Return the material exactly, first line through the line containing "массы в Приднестровье</text>", and nothing more. Pictures stay out.
=======
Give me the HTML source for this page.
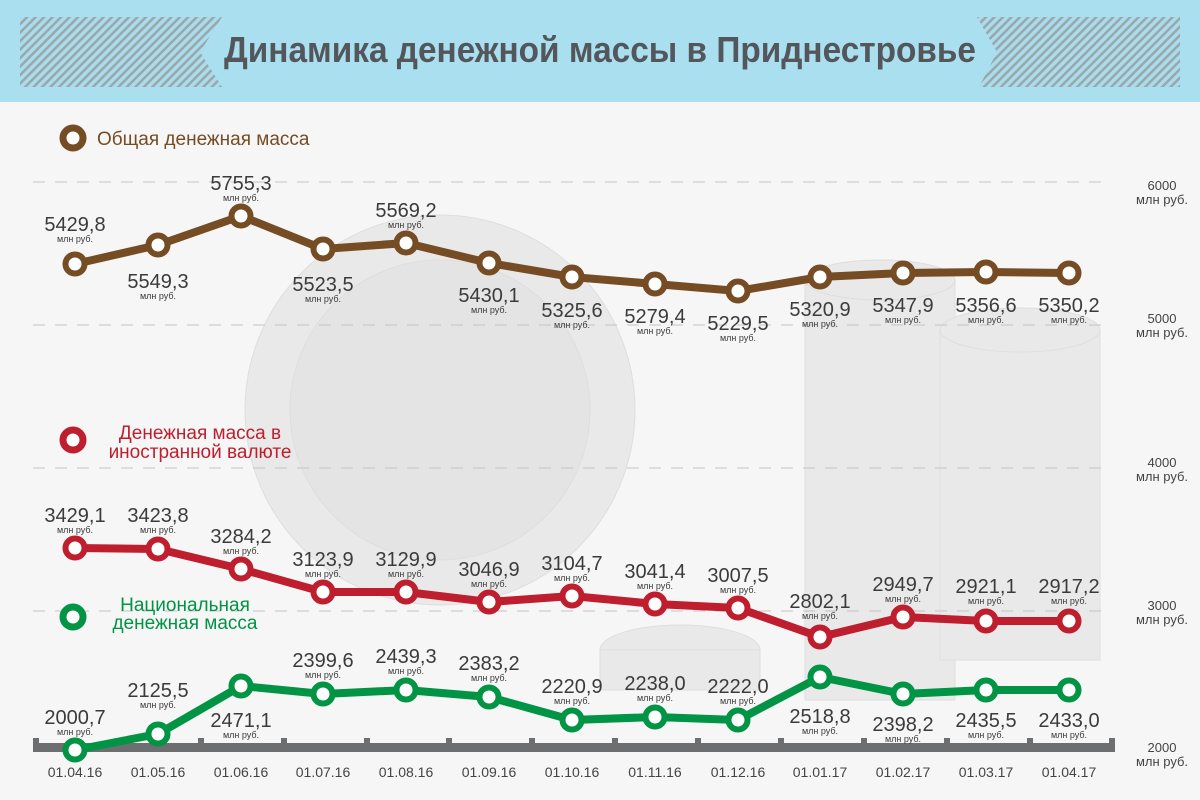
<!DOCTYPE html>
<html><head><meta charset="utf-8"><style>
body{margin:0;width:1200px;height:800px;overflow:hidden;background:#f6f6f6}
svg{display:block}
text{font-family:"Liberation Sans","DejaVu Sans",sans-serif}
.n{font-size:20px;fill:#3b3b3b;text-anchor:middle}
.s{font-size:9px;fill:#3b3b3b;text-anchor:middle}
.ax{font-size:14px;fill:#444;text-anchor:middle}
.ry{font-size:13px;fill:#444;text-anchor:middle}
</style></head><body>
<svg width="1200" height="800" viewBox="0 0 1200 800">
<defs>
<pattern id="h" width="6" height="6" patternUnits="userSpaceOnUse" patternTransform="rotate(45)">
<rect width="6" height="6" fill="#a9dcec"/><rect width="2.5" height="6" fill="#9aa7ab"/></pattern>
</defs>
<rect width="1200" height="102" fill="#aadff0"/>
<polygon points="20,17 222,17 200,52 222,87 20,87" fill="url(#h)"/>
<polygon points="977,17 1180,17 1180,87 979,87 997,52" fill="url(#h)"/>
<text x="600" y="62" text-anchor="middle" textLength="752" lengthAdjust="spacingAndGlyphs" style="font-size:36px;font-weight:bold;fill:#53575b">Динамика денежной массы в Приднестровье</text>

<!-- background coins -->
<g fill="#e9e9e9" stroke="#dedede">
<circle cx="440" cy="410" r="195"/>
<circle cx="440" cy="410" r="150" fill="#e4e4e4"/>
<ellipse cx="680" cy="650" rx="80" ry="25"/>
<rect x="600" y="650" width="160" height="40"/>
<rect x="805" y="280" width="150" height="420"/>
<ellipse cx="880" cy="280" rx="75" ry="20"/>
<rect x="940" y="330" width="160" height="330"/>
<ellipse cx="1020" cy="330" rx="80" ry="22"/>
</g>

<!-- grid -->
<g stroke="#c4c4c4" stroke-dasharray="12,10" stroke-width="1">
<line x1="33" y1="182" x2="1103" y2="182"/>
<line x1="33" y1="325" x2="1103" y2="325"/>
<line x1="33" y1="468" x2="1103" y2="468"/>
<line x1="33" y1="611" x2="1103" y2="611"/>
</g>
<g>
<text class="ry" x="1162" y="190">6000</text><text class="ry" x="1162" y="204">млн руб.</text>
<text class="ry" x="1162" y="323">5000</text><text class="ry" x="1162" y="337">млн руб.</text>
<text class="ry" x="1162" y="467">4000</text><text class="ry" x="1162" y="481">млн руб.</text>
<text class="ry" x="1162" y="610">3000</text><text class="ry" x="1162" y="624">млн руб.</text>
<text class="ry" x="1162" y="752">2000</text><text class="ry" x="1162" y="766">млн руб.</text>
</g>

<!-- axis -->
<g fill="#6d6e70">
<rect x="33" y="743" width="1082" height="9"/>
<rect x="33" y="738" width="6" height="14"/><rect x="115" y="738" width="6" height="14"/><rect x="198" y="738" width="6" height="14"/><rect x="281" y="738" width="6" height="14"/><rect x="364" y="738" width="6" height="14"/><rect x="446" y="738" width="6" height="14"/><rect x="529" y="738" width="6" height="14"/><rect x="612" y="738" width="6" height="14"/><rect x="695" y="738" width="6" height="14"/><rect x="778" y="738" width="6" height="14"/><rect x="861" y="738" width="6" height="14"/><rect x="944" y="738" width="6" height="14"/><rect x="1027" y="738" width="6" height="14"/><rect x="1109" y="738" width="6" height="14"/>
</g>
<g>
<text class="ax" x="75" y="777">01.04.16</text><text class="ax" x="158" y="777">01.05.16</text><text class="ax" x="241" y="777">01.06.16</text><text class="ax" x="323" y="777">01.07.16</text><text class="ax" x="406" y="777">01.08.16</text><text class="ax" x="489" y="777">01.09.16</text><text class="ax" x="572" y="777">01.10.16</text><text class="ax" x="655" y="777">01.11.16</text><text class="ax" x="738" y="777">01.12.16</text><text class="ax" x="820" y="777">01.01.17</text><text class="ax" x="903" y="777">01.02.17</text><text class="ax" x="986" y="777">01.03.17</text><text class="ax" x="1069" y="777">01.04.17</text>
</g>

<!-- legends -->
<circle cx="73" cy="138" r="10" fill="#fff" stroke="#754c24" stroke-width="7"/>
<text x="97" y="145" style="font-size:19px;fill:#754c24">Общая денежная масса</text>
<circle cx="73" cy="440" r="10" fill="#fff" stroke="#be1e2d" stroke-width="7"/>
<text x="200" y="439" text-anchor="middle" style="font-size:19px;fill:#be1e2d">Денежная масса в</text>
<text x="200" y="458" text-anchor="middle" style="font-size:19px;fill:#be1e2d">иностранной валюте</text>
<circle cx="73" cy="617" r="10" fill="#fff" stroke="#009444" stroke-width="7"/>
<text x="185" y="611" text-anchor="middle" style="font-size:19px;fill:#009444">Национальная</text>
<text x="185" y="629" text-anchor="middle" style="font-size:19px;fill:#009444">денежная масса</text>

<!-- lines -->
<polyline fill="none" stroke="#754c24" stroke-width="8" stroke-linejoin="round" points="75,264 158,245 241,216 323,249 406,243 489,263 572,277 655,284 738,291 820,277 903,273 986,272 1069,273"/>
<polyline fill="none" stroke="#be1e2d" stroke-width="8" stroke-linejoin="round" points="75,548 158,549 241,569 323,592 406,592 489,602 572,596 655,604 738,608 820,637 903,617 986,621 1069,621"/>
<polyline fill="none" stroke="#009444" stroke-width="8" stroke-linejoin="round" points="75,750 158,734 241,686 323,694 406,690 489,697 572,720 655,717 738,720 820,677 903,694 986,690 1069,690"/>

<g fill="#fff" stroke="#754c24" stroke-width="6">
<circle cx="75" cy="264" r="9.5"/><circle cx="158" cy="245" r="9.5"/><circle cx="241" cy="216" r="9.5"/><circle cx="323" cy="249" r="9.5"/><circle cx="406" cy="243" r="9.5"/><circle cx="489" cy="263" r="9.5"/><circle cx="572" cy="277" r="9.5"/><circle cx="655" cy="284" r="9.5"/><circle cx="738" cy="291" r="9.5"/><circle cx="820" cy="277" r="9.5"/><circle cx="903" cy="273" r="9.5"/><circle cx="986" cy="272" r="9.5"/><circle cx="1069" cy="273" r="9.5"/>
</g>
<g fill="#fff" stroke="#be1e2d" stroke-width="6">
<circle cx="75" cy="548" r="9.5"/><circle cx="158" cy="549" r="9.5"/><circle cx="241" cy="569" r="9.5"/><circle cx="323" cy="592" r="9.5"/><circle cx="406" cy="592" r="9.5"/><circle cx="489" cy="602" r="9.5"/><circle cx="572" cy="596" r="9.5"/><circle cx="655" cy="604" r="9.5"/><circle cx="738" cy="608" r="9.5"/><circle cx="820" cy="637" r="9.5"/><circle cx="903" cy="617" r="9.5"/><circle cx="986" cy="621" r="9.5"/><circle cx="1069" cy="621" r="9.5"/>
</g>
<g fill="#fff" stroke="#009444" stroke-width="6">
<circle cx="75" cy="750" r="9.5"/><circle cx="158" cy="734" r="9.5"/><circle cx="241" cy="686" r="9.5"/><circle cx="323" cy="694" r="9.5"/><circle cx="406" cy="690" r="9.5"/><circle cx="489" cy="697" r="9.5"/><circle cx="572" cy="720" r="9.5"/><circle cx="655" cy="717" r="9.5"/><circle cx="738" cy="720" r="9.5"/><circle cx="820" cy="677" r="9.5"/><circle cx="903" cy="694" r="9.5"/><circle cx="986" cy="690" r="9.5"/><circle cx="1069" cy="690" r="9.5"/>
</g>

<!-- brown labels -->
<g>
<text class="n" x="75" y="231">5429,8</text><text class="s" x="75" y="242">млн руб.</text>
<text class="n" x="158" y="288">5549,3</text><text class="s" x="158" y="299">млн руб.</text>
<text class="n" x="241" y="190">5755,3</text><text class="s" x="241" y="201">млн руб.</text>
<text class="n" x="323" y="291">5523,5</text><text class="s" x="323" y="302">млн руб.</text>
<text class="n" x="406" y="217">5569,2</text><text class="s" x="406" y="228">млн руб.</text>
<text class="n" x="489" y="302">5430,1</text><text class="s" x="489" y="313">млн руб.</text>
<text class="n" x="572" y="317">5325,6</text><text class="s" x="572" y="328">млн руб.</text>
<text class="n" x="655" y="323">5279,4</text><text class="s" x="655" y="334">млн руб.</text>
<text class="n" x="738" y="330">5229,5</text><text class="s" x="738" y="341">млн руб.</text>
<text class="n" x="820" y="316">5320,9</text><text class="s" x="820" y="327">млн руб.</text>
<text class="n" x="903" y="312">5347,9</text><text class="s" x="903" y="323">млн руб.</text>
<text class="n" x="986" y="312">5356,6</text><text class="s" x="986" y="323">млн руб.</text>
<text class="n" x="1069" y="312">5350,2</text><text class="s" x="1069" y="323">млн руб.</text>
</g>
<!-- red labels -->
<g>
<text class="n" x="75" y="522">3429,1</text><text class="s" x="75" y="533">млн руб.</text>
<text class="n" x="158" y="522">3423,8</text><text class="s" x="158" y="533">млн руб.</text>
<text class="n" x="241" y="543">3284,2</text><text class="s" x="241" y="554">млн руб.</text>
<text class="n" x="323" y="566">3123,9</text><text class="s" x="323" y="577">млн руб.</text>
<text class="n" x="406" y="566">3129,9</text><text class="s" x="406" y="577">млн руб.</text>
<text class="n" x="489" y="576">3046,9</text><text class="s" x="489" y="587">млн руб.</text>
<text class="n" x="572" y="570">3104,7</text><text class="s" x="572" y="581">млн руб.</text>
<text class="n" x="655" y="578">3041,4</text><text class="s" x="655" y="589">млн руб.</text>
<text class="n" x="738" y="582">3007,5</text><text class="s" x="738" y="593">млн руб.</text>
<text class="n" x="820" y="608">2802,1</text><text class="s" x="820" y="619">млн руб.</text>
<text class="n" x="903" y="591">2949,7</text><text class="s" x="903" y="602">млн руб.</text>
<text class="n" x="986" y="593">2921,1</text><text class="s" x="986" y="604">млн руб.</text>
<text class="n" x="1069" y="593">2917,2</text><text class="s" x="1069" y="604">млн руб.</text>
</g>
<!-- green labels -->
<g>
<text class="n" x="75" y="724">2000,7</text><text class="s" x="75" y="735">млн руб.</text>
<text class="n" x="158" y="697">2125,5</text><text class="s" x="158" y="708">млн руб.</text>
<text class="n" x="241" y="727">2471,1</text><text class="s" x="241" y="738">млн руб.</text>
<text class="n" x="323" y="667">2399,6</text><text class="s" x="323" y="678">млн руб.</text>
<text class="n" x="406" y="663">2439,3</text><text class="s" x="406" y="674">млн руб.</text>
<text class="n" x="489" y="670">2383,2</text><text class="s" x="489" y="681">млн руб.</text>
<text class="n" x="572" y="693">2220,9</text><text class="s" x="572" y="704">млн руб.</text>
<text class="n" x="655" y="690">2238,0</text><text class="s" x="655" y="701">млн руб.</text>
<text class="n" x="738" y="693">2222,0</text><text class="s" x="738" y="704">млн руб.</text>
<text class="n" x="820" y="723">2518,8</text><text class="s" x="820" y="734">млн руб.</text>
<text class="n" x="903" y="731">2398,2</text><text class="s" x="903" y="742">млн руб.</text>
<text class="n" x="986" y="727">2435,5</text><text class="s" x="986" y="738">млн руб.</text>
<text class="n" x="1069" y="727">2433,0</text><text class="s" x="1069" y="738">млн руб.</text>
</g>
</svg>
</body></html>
=======
■ Answer to the exercise:
Give me the HTML source for this page.
<!DOCTYPE html>
<html><head><meta charset="utf-8"><style>
body{margin:0;width:1200px;height:800px;overflow:hidden;background:#f6f6f6}
svg{display:block}
text{font-family:"Liberation Sans","DejaVu Sans",sans-serif}
.n{font-size:20px;fill:#3b3b3b;text-anchor:middle}
.s{font-size:9px;fill:#3b3b3b;text-anchor:middle}
.ax{font-size:14px;fill:#444;text-anchor:middle}
.ry{font-size:13px;fill:#444;text-anchor:middle}
</style></head><body>
<svg width="1200" height="800" viewBox="0 0 1200 800">
<defs>
<pattern id="h" width="6" height="6" patternUnits="userSpaceOnUse" patternTransform="rotate(45)">
<rect width="6" height="6" fill="#a9dcec"/><rect width="2.5" height="6" fill="#9aa7ab"/></pattern>
</defs>
<rect width="1200" height="102" fill="#aadff0"/>
<polygon points="20,17 222,17 200,52 222,87 20,87" fill="url(#h)"/>
<polygon points="977,17 1180,17 1180,87 979,87 997,52" fill="url(#h)"/>
<text x="600" y="62" text-anchor="middle" textLength="752" lengthAdjust="spacingAndGlyphs" style="font-size:36px;font-weight:bold;fill:#53575b">Динамика денежной массы в Приднестровье</text>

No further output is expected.